The Saudi Bankruptcy Commission, established under the new law, plays a pivotal role in ensuring the integrity and transparency of the process. The commission supervises the appointment of trustees, oversees the execution of proceedings, and provides resources to help businesses and professionals navigate the system.

Court supervision also ensures fairness and legal certainty. Debtors are protected from legal actions during the restructuring process, allowing them to focus on turnaround strategies without fear of asset seizures or insolvency petitions from aggressive creditors. On the other hand, creditors are granted a transparent process in which they can vote on proposed plans and voice objections in a structured forum.

This balance of power fosters trust in the system and has helped to reshape the corporate culture around insolvency in the Kingdom. It is no longer a taboo to admit financial difficulties; instead, businesses are encouraged to act early and responsibly through business restructuring.

Key Benefits to the Saudi Economy

The benefits of the new bankruptcy framework extend beyond individual businesses.
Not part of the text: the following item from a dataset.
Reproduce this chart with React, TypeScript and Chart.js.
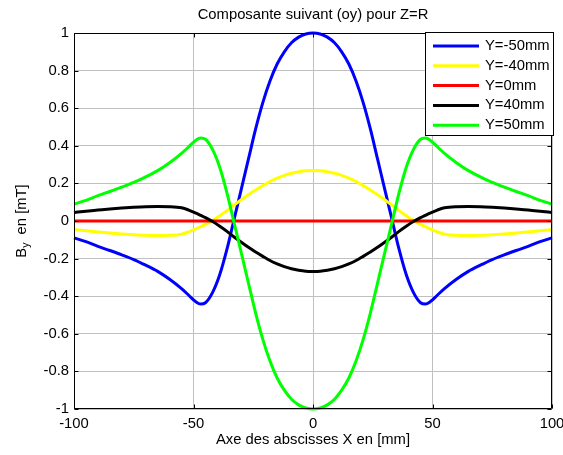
import React, { useEffect, useRef } from "react";
import { Chart, registerables } from "chart.js";

Chart.register(...registerables);

// ---------- data ----------
const xValues = [
  -100, -95, -90, -85, -80, -75, -70, -65, -60, -55, -52, -49, -47, -45, -42, -39, -36, -33, -30, -27, -24, -21, -18, -15, -12, -9, -6, -3,
  0,
  3, 6, 9, 12, 15, 18, 21, 24, 27, 30, 33, 36, 39, 42, 45, 47, 49, 52, 55, 60, 65, 70, 75, 80, 85, 90, 95, 100,
];

const seriesLabels = ["Y=-50mm", "Y=-40mm", "Y=0mm", "Y=40mm", "Y=50mm"];

const byMinus50 = [
  -0.09, -0.11, -0.135, -0.157, -0.18, -0.205, -0.235, -0.268, -0.31, -0.36, -0.395, -0.43, -0.442, -0.435, -0.38, -0.285, -0.15, 0.01, 0.17, 0.33, 0.49, 0.63, 0.745, 0.835, 0.9, 0.948, 0.978, 0.995,
  1.0,
  0.995, 0.978, 0.948, 0.9, 0.835, 0.745, 0.63, 0.49, 0.33, 0.17, 0.01, -0.15, -0.285, -0.38, -0.435, -0.442, -0.43, -0.395, -0.36, -0.31, -0.268, -0.235, -0.205, -0.18, -0.157, -0.135, -0.11, -0.09,
];

const byMinus40 = [
  -0.045, -0.052, -0.058, -0.064, -0.069, -0.073, -0.076, -0.077, -0.076, -0.07, -0.058, -0.042, -0.03, -0.018, 0.003, 0.028, 0.055, 0.085, 0.113, 0.14, 0.165, 0.188, 0.21, 0.228, 0.243, 0.254, 0.262, 0.267,
  0.268,
  0.267, 0.262, 0.254, 0.243, 0.228, 0.21, 0.188, 0.165, 0.14, 0.113, 0.085, 0.055, 0.028, 0.003, -0.018, -0.03, -0.042, -0.058, -0.07, -0.076, -0.077, -0.076, -0.073, -0.069, -0.064, -0.058, -0.052, -0.045,
];

const byZero = [
  0, 0, 0, 0, 0, 0, 0, 0, 0, 0, 0, 0, 0, 0, 0, 0, 0, 0, 0, 0, 0, 0, 0, 0, 0, 0, 0, 0,
  0,
  0, 0, 0, 0, 0, 0, 0, 0, 0, 0, 0, 0, 0, 0, 0, 0, 0, 0, 0, 0, 0, 0, 0, 0, 0, 0, 0, 0,
];

const byPlus40 = [
  0.045, 0.052, 0.058, 0.064, 0.069, 0.073, 0.076, 0.077, 0.076, 0.07, 0.058, 0.042, 0.03, 0.018, -0.003, -0.028, -0.055, -0.085, -0.113, -0.14, -0.165, -0.188, -0.21, -0.228, -0.243, -0.254, -0.262, -0.267,
  -0.268,
  -0.267, -0.262, -0.254, -0.243, -0.228, -0.21, -0.188, -0.165, -0.14, -0.113, -0.085, -0.055, -0.028, -0.003, 0.018, 0.03, 0.042, 0.058, 0.07, 0.076, 0.077, 0.076, 0.073, 0.069, 0.064, 0.058, 0.052, 0.045,
];

const byPlus50 = [
  0.09, 0.11, 0.135, 0.157, 0.18, 0.205, 0.235, 0.268, 0.31, 0.36, 0.395, 0.43, 0.442, 0.435, 0.38, 0.285, 0.15, -0.01, -0.17, -0.33, -0.49, -0.63, -0.745, -0.835, -0.9, -0.948, -0.978, -0.995,
  -1.0,
  -0.995, -0.978, -0.948, -0.9, -0.835, -0.745, -0.63, -0.49, -0.33, -0.17, -0.01, 0.15, 0.285, 0.38, 0.435, 0.442, 0.43, 0.395, 0.36, 0.31, 0.268, 0.235, 0.205, 0.18, 0.157, 0.135, 0.11, 0.09,
];

const xTicks = [-100, -50, 0, 50, 100];
const yMin = -1;
const yMax = 1;
const yStep = 0.2;

const titleText = "Composante suivant (oy) pour Z=R";
const xAxisTitle = "Axe des abscisses X en [mm]";
const yAxisMain = "B";
const yAxisSub = "y";
const yAxisRest = "  en [mT]";

const FONT = '"Liberation Sans", Arial, sans-serif';
const FS = 14.8;

export default function App() {
  const ref = useRef<HTMLCanvasElement>(null);

  useEffect(() => {
    const canvas = ref.current;
    if (!canvas) return;
    const colors = ["#0000ff", "#ffff00", "#ff0000", "#000000", "#00ff00"];
    const series = [byMinus50, byMinus40, byZero, byPlus40, byPlus50];

    const decor: any = {
      id: "matlabDecor",
      afterDatasetsDraw(chart: any) {
        const { ctx, chartArea: a } = chart;
        ctx.save();
        ctx.strokeStyle = "#000";
        ctx.lineWidth = 1;
        const L = Math.round(a.left) + 0.5;
        const R = Math.round(a.right) - 0.5;
        const T = Math.round(a.top) + 0.5;
        const B = Math.round(a.bottom) - 0.5;
        ctx.beginPath();
        ctx.rect(L, T, R - L, B - T);
        ctx.stroke();
        // inner tick marks
        const tl = 4;
        ctx.beginPath();
        xTicks.forEach((v) => {
          const px = Math.round(chart.scales.x.getPixelForValue(v)) + 0.5;
          ctx.moveTo(px, B);
          ctx.lineTo(px, B - tl);
          ctx.moveTo(px, T);
          ctx.lineTo(px, T + tl);
        });
        chart.scales.y.ticks.forEach((t: any) => {
          const py = Math.round(chart.scales.y.getPixelForValue(t.value)) + 0.5;
          ctx.moveTo(L, py);
          ctx.lineTo(L + tl, py);
          ctx.moveTo(R, py);
          ctx.lineTo(R - tl, py);
        });
        ctx.stroke();
        ctx.restore();
      },
      afterDraw(chart: any) {
        const { ctx, chartArea: a } = chart;
        ctx.save();
        ctx.fillStyle = "#000";
        ctx.font = `${FS}px ${FONT}`;
        ctx.textAlign = "center";
        ctx.textBaseline = "middle";
        const cx = (a.left + a.right) / 2;
        ctx.fillText(titleText, cx, 15);
        ctx.fillText(xAxisTitle, cx, 440);

        // y axis title with subscript
        const subFont = `${FS * 0.7}px ${FONT}`;
        const mainFont = `${FS}px ${FONT}`;
        ctx.font = mainFont;
        const wB = ctx.measureText(yAxisMain).width;
        const wRest = ctx.measureText(yAxisRest).width;
        ctx.font = subFont;
        const wSub = ctx.measureText(yAxisSub).width;
        const total = wB + wSub + wRest;
        ctx.translate(22, (a.top + a.bottom) / 2);
        ctx.rotate(-Math.PI / 2);
        ctx.textAlign = "left";
        let x0 = -total / 2;
        ctx.font = mainFont;
        ctx.fillText(yAxisMain, x0, 0);
        x0 += wB;
        ctx.font = subFont;
        ctx.fillText(yAxisSub, x0, 4);
        x0 += wSub;
        ctx.font = mainFont;
        ctx.fillText(yAxisRest, x0, 0);
        ctx.restore();

        // legend
        ctx.save();
        const lx = 425, ly = 32, lw = 129, lh = 104;
        ctx.fillStyle = "#fff";
        ctx.fillRect(lx, ly, lw, lh);
        ctx.strokeStyle = "#000";
        ctx.lineWidth = 1;
        ctx.strokeRect(lx + 0.5, ly + 0.5, lw - 1, lh - 1);
        ctx.font = `${FS}px ${FONT}`;
        ctx.textAlign = "left";
        ctx.textBaseline = "middle";
        chart.data.datasets.forEach((ds: any, i: number) => {
          const y = 46 + i * 19.8;
          ctx.strokeStyle = ds.borderColor;
          ctx.lineWidth = 3;
          ctx.beginPath();
          ctx.moveTo(433, y);
          ctx.lineTo(479, y);
          ctx.stroke();
          ctx.fillStyle = "#000";
          ctx.fillText(ds.label, 485, y);
        });
        ctx.restore();
      },
    };

    const chart = new Chart(canvas, {
      type: "line",
      data: {
        datasets: series.map((vals, i) => ({
          label: seriesLabels[i],
          data: xValues.map((x, j) => ({ x, y: vals[j] })),
          borderColor: colors[i],
          backgroundColor: colors[i],
          borderWidth: 3,
          pointRadius: 0,
          fill: false,
          cubicInterpolationMode: "monotone" as const,
          order: series.length - i,
          clip: 4,
        })),
      },
      options: {
        responsive: false,
        animation: false,
        events: [],
        layout: { padding: { left: 0, right: 11, top: 33, bottom: 0 } },
        plugins: {
          legend: { display: false },
          title: { display: false },
          tooltip: { enabled: false },
        },
        scales: {
          x: {
            type: "linear",
            min: -100,
            max: 100,
            afterBuildTicks: (s: any) => {
              s.ticks = xTicks.map((v) => ({ value: v }));
            },
            grid: { color: "#c0c0c0", drawTicks: false },
            border: { display: false },
            ticks: {
              padding: 6,
              color: "#000",
              font: { family: FONT, size: FS },
              maxRotation: 0,
              autoSkip: false,
              callback: (v: any) => String(v),
            },
            afterFit: (s: any) => {
              s.height = 46;
              s.paddingLeft = 0;
              s.paddingRight = 0;
            },
          },
          y: {
            type: "linear",
            min: yMin,
            max: yMax,
            grid: { color: "#c0c0c0", drawTicks: false },
            border: { display: false },
            ticks: {
              stepSize: yStep,
              padding: 5,
              color: "#000",
              font: { family: FONT, size: FS },
              callback: (v: any) => String(Number(Number(v).toFixed(1))),
            },
            afterFit: (s: any) => {
              s.width = 74;
              s.paddingTop = 0;
              s.paddingBottom = 0;
            },
          },
        },
      },
      plugins: [decor],
    } as any);

    return () => chart.destroy();
  }, []);

  return (
    <canvas
      ref={ref}
      width={563}
      height={455}
      style={{ position: "fixed", left: 0, top: 0, width: 563, height: 455, display: "block" }}
    />
  );
}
A well-functioning corporate restructuring system strengthens the overall economy in several ways:

  1. Preservation of Jobs: When viable companies are saved from collapse, employment levels are protected, reducing social and economic costs.
  2. Continuity of Services: In sectors like healthcare, utilities, and infrastructure, the ability to restructure ensures essential services are not disrupted.
  3. Credit Market Stability: A transparent and efficient insolvency system builds creditor confidence, improving access to capital and lowering the cost of borrowing.
  4. Foreign Investment Attraction: Investors are more likely to enter a market where legal protections exist for resolving financial disputes and recovering investments.

By fostering a culture that supports timely and strategic business restructuring, Saudi Arabia positions itself as a competitive, investor-friendly market that is resilient to economic fluctuations.
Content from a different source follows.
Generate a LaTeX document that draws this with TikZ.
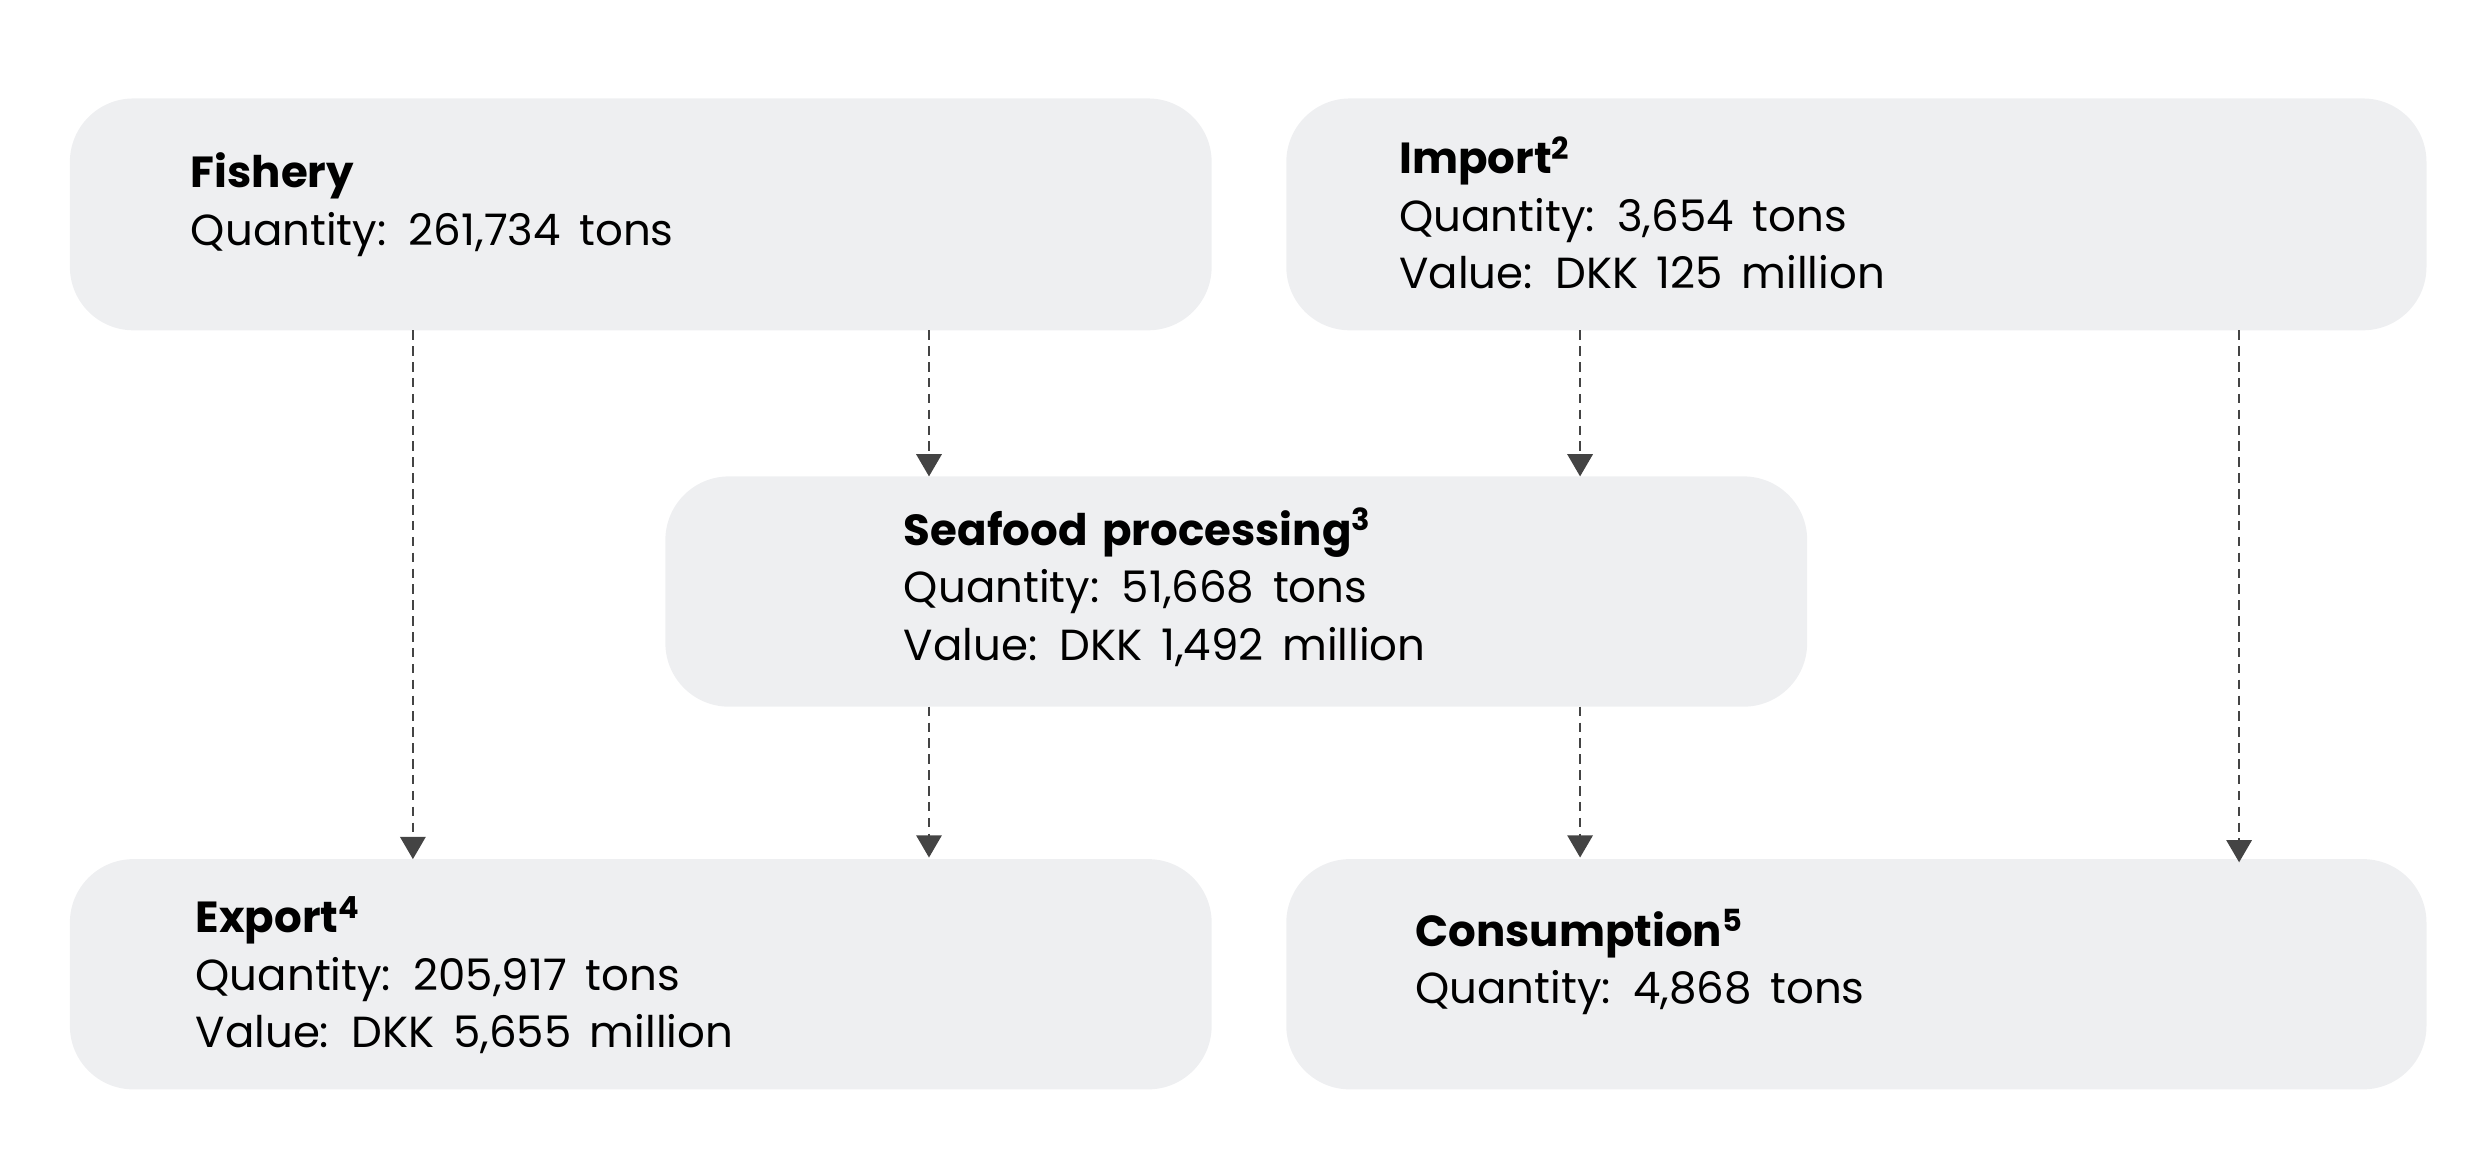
\documentclass[tikz,border=0pt]{standalone}
\usepackage{fontspec}
\setmainfont[WordSpace={1.6,1,1}]{Poppins}
\usetikzlibrary{arrows.meta}
\definecolor{boxgray}{HTML}{EEEFF1}
\definecolor{arrgray}{HTML}{444444}
\begin{document}
\begin{tikzpicture}[x=1bp,y=-1bp,
  box/.style={fill=boxgray,rounded corners=40bp,draw=none},
  txt/.style={anchor=west,align=left,inner sep=0pt,font=\fontsize{27.5}{36.5}\selectfont,text=black},
  flow/.style={draw=arrgray,dashed,line width=1.2bp,dash pattern=on 6bp off 4bp,-{Triangle[length=14bp,width=16bp]}}]
\useasboundingbox (0,0) rectangle (1568,737);
\path[box] (44,62) rectangle (763,208);
\path[box] (810,62) rectangle (1528,208);
\path[box] (419,300) rectangle (1138,445);
\path[box] (44,541) rectangle (763,686);
\path[box] (810,541) rectangle (1528,686);
\node[txt] (fish) at (120,129) {\textbf{Fishery}\\Quantity: 261,734 tons};
\node[txt] (imp) at (881,134) {\textbf{Import\textsuperscript{2}}\\Quantity: 3,654 tons\\Value: DKK 125 million};
\node[txt] (proc) at (569,370) {\textbf{Seafood processing\textsuperscript{3}}\\Quantity: 51,668 tons\\Value: DKK 1,492 million};
\node[txt] (exp) at (123,614) {\textbf{Export\textsuperscript{4}}\\Quantity: 205,917 tons\\Value: DKK 5,655 million};
\node[txt] (cons) at (891,606) {\textbf{Consumption\textsuperscript{5}}\\Quantity: 4,868 tons};
\coordinate (f1) at (260,208); \coordinate (e1) at (260,541);
\coordinate (f2) at (585,208); \coordinate (p1) at (585,300);
\coordinate (i1) at (995,208); \coordinate (p2) at (995,300);
\coordinate (i2) at (1410,208); \coordinate (c2) at (1410,543);
\coordinate (p3) at (585,445); \coordinate (e2) at (585,540);
\coordinate (p4) at (995,445); \coordinate (c1) at (995,540);
\draw[flow] (f1) -- (e1);
\draw[flow] (f2) -- (p1);
\draw[flow] (i1) -- (p2);
\draw[flow] (i2) -- (c2);
\draw[flow] (p3) -- (e2);
\draw[flow] (p4) -- (c1);
\end{tikzpicture}
\end{document}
Challenges and Areas for Improvement

Despite the progress made, there are still challenges to be addressed. The new system is relatively young, and many companies and legal professionals are still adapting to its complexities. Issues such as limited availability of specialized insolvency practitioners, procedural delays, and varying interpretations by courts can hinder the effectiveness of the process.

Furthermore, cultural barriers persist. In some cases, businesses delay filing for restructuring due to reputational concerns or the belief that such action reflects managerial failure. This can worsen financial distress and reduce the chances of successful recovery.
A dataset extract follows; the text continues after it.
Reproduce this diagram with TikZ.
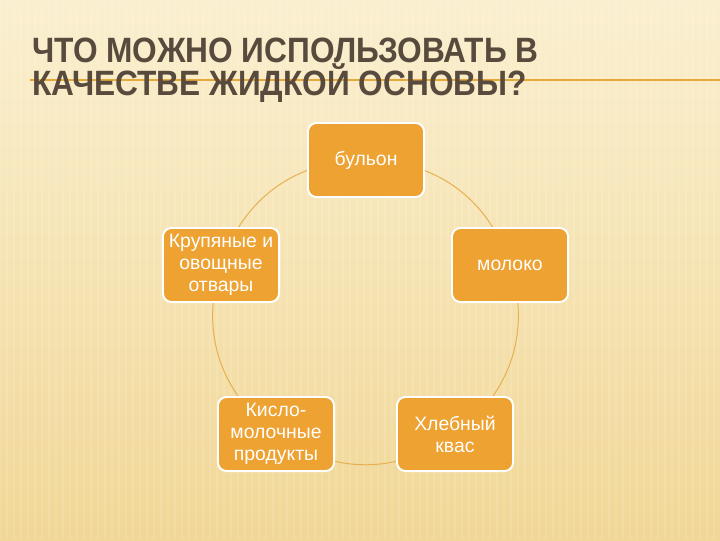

Efforts are being made to increase awareness and education about the benefits of timely business restructuring, especially among SMEs, which form the backbone of the Saudi economy. Continued training for judges, trustees, and financial advisors is essential for building a robust and efficient system.

Conclusion

Saudi Arabia’s new bankruptcy framework marks a major step forward in modernizing its economic and legal infrastructure. Corporate debt restructuring, under this law, offers a powerful mechanism for businesses to regain financial health, preserve value, and contribute positively to the national economy.

As the Kingdom continues its journey under Vision 2030, fostering a dynamic private sector and promoting sustainable economic growth, the importance of efficient restructuring mechanisms cannot be overstated. Encouraging early intervention, supporting distressed businesses, and strengthening legal institutions are critical components in ensuring the long-term success of this initiative.

The path ahead involves not only refining the existing legal processes but also changing mindsets—embracing restructuring as a prudent and strategic response to financial challenges, rather than a sign of failure. In doing so, Saudi Arabia can establish itself as a model for business restructuring in the region and beyond.